Omit pictures and quote the listing below line by line, from its start through the line that holds "const START_YEAR = 1997;".
# # # # # # #
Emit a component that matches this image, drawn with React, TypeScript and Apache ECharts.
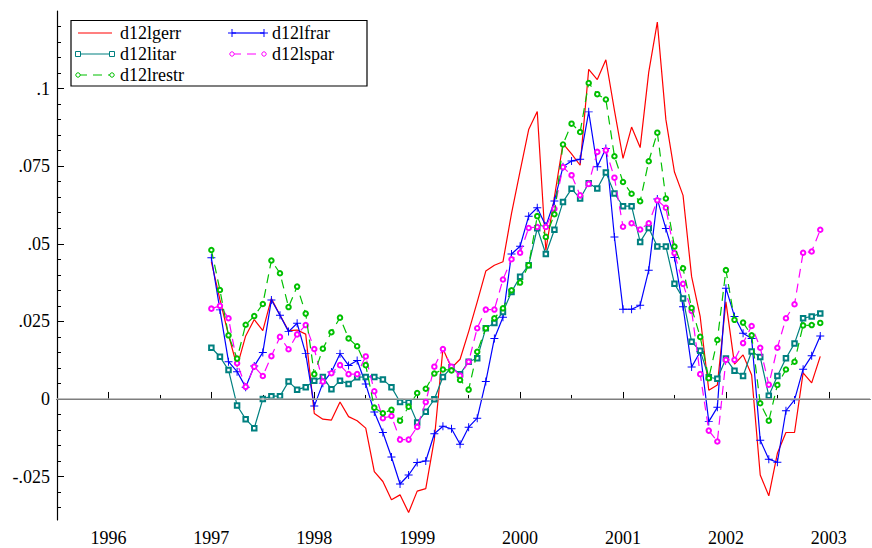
import React, { useEffect, useRef } from "react";
import * as echarts from "echarts";

// Monthly data, first observation January 1997
const START_YEAR = 1997;

const d12lgerr = [
  0.0442, 0.032, 0.0206, 0.0104, 0.0203, 0.0256, 0.022, 0.0324, 0.027, 0.022, 0.0222, 0.0209,
  -0.0047, -0.0065, -0.0068, -0.001, -0.0057, -0.007, -0.0094, -0.0234, -0.0266, -0.0325, -0.0309, -0.0366,
  -0.0297, -0.0289, -0.013, 0.0162, 0.01, 0.0128, 0.0217, 0.0313, 0.0412, 0.0431, 0.0442, 0.0598,
  0.0734, 0.0868, 0.0926, 0.0479, 0.065, 0.0823, 0.079, 0.0753, 0.1062, 0.1029, 0.1093, 0.093,
  0.0775, 0.0876, 0.081, 0.1053, 0.1214, 0.09, 0.0731, 0.0656, 0.0394, 0.0265, 0.0028, 0.0045,
  0.0313, 0.0112, 0.0142, 0.0077, -0.0245, -0.0312, -0.0175, -0.0108, -0.0108, 0.0084, 0.0052, 0.0137,
];

const d12lfrar = [
  0.0455, 0.0287, 0.012, 0.0088, 0.0038, 0.0106, 0.015, 0.0319, 0.027, 0.0217, 0.0244, 0.0146,
  -0.0023, 0.0051, 0.0087, 0.0146, 0.0108, 0.0124, 0.0048, -0.0042, -0.0108, -0.0187, -0.0274, -0.0245,
  -0.0205, -0.02, -0.0112, -0.0088, -0.0096, -0.0146, -0.0091, -0.0062, 0.0056, 0.0195, 0.0263, 0.0467,
  0.0492, 0.0589, 0.0616, 0.0557, 0.0638, 0.0748, 0.0767, 0.0772, 0.0925, 0.0748, 0.0807, 0.0522,
  0.0289, 0.0289, 0.0302, 0.0415, 0.0644, 0.0549, 0.0456, 0.0297, 0.0103, 0.0152, -0.0073, -0.0027,
  0.0357, 0.0266, 0.0212, 0.0195, -0.0133, -0.0194, -0.0204, -0.0038, -0.0003, 0.0096, 0.0139, 0.0203,
];

const d12litar = [
  0.0165, 0.0136, 0.0093, -0.0021, -0.0065, -0.0094, 0.0, 0.0009, 0.0009, 0.0056, 0.003, 0.0038,
  0.0059, 0.0071, 0.0031, 0.0059, 0.0048, 0.007, 0.0071, 0.0071, 0.0063, 0.0038, -0.001, -0.0011,
  -0.0076, -0.0041, -0.0001, 0.0071, 0.0102, 0.008, 0.012, 0.0131, 0.0228, 0.0245, 0.028, 0.0345,
  0.0394, 0.0431, 0.055, 0.0467, 0.0545, 0.0635, 0.0677, 0.0646, 0.0695, 0.0678, 0.073, 0.0662,
  0.0621, 0.0621, 0.0506, 0.0551, 0.0491, 0.0491, 0.0371, 0.0324, 0.0184, 0.0155, 0.007, 0.0065,
  0.013, 0.0091, 0.0074, 0.0153, 0.0135, 0.001, 0.0074, 0.0131, 0.0179, 0.026, 0.0266, 0.0275,
];

const d12lspar = [
  0.0291, 0.03, 0.026, 0.0115, 0.0039, 0.0104, 0.0074, 0.0138, 0.02, 0.016, 0.0208, 0.0238,
  0.0161, 0.0056, 0.0083, 0.0109, 0.008, 0.008, 0.0137, 0.0025, -0.0062, -0.0055, -0.0131, -0.0131,
  -0.009, -0.001, 0.0104, 0.0161, 0.0104, 0.0075, 0.012, 0.0228, 0.0288, 0.0288, 0.0385, 0.045,
  0.0471, 0.0551, 0.0554, 0.0554, 0.0613, 0.0747, 0.0721, 0.0656, 0.0693, 0.0796, 0.0801, 0.0713,
  0.0555, 0.0566, 0.0546, 0.0566, 0.064, 0.0616, 0.047, 0.0371, 0.0284, 0.008, -0.0102, -0.0137,
  0.0126, 0.0126, 0.018, 0.0235, 0.0165, 0.0046, 0.0165, 0.026, 0.0305, 0.0471, 0.0475, 0.0545,
];

const d12lrestr = [
  0.048, 0.0351, 0.0205, 0.013, 0.0239, 0.0267, 0.0306, 0.0446, 0.0405, 0.0296, 0.0362, 0.0275,
  0.008, 0.0162, 0.0215, 0.0262, 0.0195, 0.017, 0.0109, -0.0028, -0.0046, -0.0035, -0.007, -0.0025,
  0.0019, 0.0033, 0.0082, 0.0095, 0.0092, 0.0061, 0.003, 0.0152, 0.0228, 0.026, 0.0292, 0.035,
  0.0375, 0.0431, 0.0589, 0.0522, 0.0595, 0.082, 0.0887, 0.086, 0.1018, 0.0982, 0.0965, 0.0782,
  0.0699, 0.0661, 0.0637, 0.0766, 0.0858, 0.0646, 0.0491, 0.0421, 0.0293, 0.02, 0.0067, 0.019,
  0.0415, 0.0255, 0.0246, 0.0205, -0.0014, -0.007, 0.0045, 0.0095, 0.012, 0.0237, 0.0238, 0.0245,
];

const xLabelYears = [1996, 1997, 1998, 1999, 2000, 2001, 2002, 2003];
const yLabelValues = [-0.025, 0, 0.025, 0.05, 0.075, 0.1];

const X_MIN = 1995.5;
const X_MAX = 2003.4;
const Y_MIN = -0.039;
const Y_MAX = 0.125;

const FONT = "'Liberation Serif', 'Times New Roman', 'DejaVu Serif', serif";

const RED = "#ff0000";
const BLUE = "#0000ff";
const TEAL = "#008080";
const MAGENTA = "#ff00ff";
const GREEN = "#00c000";

const PLUS =
  "path://M4.4,0h1.2v4.4h4.4v1.2h-4.4v4.4h-1.2v-4.4h-4.4v-1.2h4.4z";

function toPairs(values: number[]) {
  return values.map((v, i) => [START_YEAR + i / 12, v]);
}

function fmtY(v: number) {
  if (Math.abs(v) < 1e-12) return "0";
  const s = String(+v.toFixed(4));
  return s.replace(/^(-?)0\./, "$1.");
}

function range(a: number, b: number, step: number) {
  const out: number[] = [];
  const n = Math.round((b - a) / step);
  for (let i = 0; i <= n; i++) out.push(+(a + i * step).toFixed(6));
  return out;
}

export default function App() {
  const ref = useRef<HTMLDivElement>(null);

  useEffect(() => {
    const chart = echarts.init(ref.current!, null, { renderer: "svg" });

    const xMinor = range(1995.5, 2003, 0.5);
    const yMinor = range(-0.035, 0.12, 0.005);

    const grid = { left: 57, right: 2, top: 11, bottom: 28 };

    const legendRows = [33, 54, 75];
    const col1 = { x0: 78, x1: 112, tx: 120 };
    const col2 = { x0: 232, x1: 264, tx: 272 };
    const txt = (x: number, y: number, t: string) => ({
      type: "text",
      x,
      y,
      style: {
        text: t,
        fill: "#000",
        fontSize: 18,
        fontFamily: FONT,
        verticalAlign: "middle",
        align: "left",
      },
    });
    const ln = (x0: number, x1: number, y: number, color: string, dash?: number[]) => ({
      type: "line",
      shape: { x1: x0, y1: y, x2: x1, y2: y },
      style: { stroke: color, lineWidth: 1.2, lineDash: dash || null },
    });
    const sq = (x: number, y: number, color: string) => ({
      type: "rect",
      shape: { x: x - 2.5, y: y - 2.5, width: 5, height: 5 },
      style: { stroke: color, fill: "#fff", lineWidth: 1 },
    });
    const ci = (x: number, y: number, color: string) => ({
      type: "circle",
      shape: { cx: x, cy: y, r: 2.2 },
      style: { stroke: color, fill: "#fff", lineWidth: 1 },
    });
    const plus = (x: number, y: number, color: string) => [
      { type: "line", shape: { x1: x - 4, y1: y, x2: x + 4, y2: y }, style: { stroke: color, lineWidth: 1 } },
      { type: "line", shape: { x1: x, y1: y - 4, x2: x, y2: y + 4 }, style: { stroke: color, lineWidth: 1 } },
    ];

    const legendGraphics: any[] = [
      {
        type: "rect",
        shape: { x: 71, y: 20.5, width: 296, height: 65.5 },
        style: { fill: "#fff", stroke: "#000", lineWidth: 1.2 },
      },
      ln(col1.x0, col1.x1, legendRows[0], RED),
      txt(col1.tx, legendRows[0], "d12lgerr"),
      ln(col2.x0, col2.x1, legendRows[0], BLUE),
      ...plus(col2.x0, legendRows[0], BLUE),
      ...plus(col2.x1, legendRows[0], BLUE),
      txt(col2.tx, legendRows[0], "d12lfrar"),
      ln(col1.x0, col1.x1, legendRows[1], TEAL),
      sq(col1.x0, legendRows[1], TEAL),
      sq(col1.x1, legendRows[1], TEAL),
      txt(col1.tx, legendRows[1], "d12litar"),
      ln(col2.x0, col2.x1, legendRows[1], MAGENTA, [9, 6]),
      ci(col2.x0, legendRows[1], MAGENTA),
      ci(col2.x1, legendRows[1], MAGENTA),
      txt(col2.tx, legendRows[1], "d12lspar"),
      ln(col1.x0, col1.x1, legendRows[2], GREEN, [9, 6]),
      ci(col1.x0, legendRows[2], GREEN),
      ci(col1.x1, legendRows[2], GREEN),
      txt(col1.tx, legendRows[2], "d12lrestr"),
    ];

    const option: any = {
      animation: false,
      backgroundColor: "#fff",
      textStyle: { fontFamily: FONT },
      grid,
      xAxis: [
        {
          type: "value",
          min: X_MIN,
          max: X_MAX,
          axisLine: { show: true, lineStyle: { color: "#000", width: 1.2 } },
          axisTick: {
            show: true,
            inside: true,
            length: 7,
            lineStyle: { color: "#000", width: 1 },
            customValues: xLabelYears,
          },
          axisLabel: {
            show: true,
            customValues: xLabelYears,
            formatter: (v: number) => String(Math.round(v)),
            color: "#000",
            fontSize: 18,
            fontFamily: FONT,
            margin: 9,
          },
          splitLine: { show: false },
        },
        {
          type: "value",
          position: "bottom",
          min: X_MIN,
          max: X_MAX,
          axisLine: { show: false },
          axisTick: {
            show: true,
            inside: true,
            length: 4,
            lineStyle: { color: "#000", width: 1 },
            customValues: xMinor,
          },
          axisLabel: { show: false },
          splitLine: { show: false },
        },
      ],
      yAxis: [
        {
          type: "value",
          min: Y_MIN,
          max: Y_MAX,
          axisLine: { show: true, lineStyle: { color: "#000", width: 1.2 } },
          axisTick: {
            show: true,
            inside: true,
            length: 7,
            lineStyle: { color: "#000", width: 1 },
            customValues: yLabelValues,
          },
          axisLabel: {
            show: true,
            customValues: yLabelValues,
            formatter: fmtY,
            color: "#000",
            fontSize: 18,
            fontFamily: FONT,
            margin: 7,
          },
          splitLine: { show: false },
        },
        {
          type: "value",
          position: "left",
          min: Y_MIN,
          max: Y_MAX,
          axisLine: { show: false },
          axisTick: {
            show: true,
            inside: true,
            length: 4,
            lineStyle: { color: "#000", width: 1 },
            customValues: yMinor,
          },
          axisLabel: { show: false },
          splitLine: { show: false },
        },
      ],
      series: [
        {
          type: "line",
          name: "zero",
          data: [],
          z: 1,
          silent: true,
          markLine: {
            silent: true,
            symbol: "none",
            label: { show: false },
            lineStyle: { color: "#a8a8a8", width: 1.5, type: "solid" },
            data: [{ yAxis: 0 }],
          },
        },
        {
          type: "line",
          name: "d12lgerr",
          data: toPairs(d12lgerr),
          symbol: "none",
          showSymbol: false,
          z: 2,
          silent: true,
          lineStyle: { color: RED, width: 1.2 },
          itemStyle: { color: RED },
        },
        {
          type: "line",
          name: "d12lfrar",
          data: toPairs(d12lfrar),
          symbol: PLUS,
          symbolSize: 8,
          showAllSymbol: true,
          z: 3,
          silent: true,
          lineStyle: { color: BLUE, width: 1.2 },
          itemStyle: { color: BLUE },
        },
        {
          type: "line",
          name: "d12litar",
          data: toPairs(d12litar),
          symbol: "emptyRect",
          symbolSize: 4.5,
          showAllSymbol: true,
          z: 4,
          silent: true,
          lineStyle: { color: TEAL, width: 1.2 },
          itemStyle: { color: TEAL, borderColor: TEAL, borderWidth: 1 },
        },
        {
          type: "line",
          name: "d12lspar",
          data: toPairs(d12lspar),
          symbol: "emptyCircle",
          symbolSize: 4.5,
          showAllSymbol: true,
          z: 5,
          silent: true,
          lineStyle: { color: MAGENTA, width: 1.2, type: [9, 6] },
          itemStyle: { color: MAGENTA, borderColor: MAGENTA, borderWidth: 1 },
        },
        {
          type: "line",
          name: "d12lrestr",
          data: toPairs(d12lrestr),
          symbol: "emptyCircle",
          symbolSize: 4.5,
          showAllSymbol: true,
          z: 6,
          silent: true,
          lineStyle: { color: GREEN, width: 1.2, type: [9, 6] },
          itemStyle: { color: GREEN, borderColor: GREEN, borderWidth: 1 },
        },
      ],
      graphic: legendGraphics,
    };

    chart.setOption(option);
    return () => chart.dispose();
  }, []);

  return (
    <div
      ref={ref}
      style={{ position: "fixed", left: 0, top: 0, width: 872, height: 548, background: "#fff" }}
    />
  );
}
# # # # # # #
#### FINAL RESULT
Emit a component that matches this image, drawn with React, TypeScript and Apache ECharts.
import React, { useEffect, useRef } from "react";
import * as echarts from "echarts";

// Monthly data, first observation January 1997
const START_YEAR = 1997;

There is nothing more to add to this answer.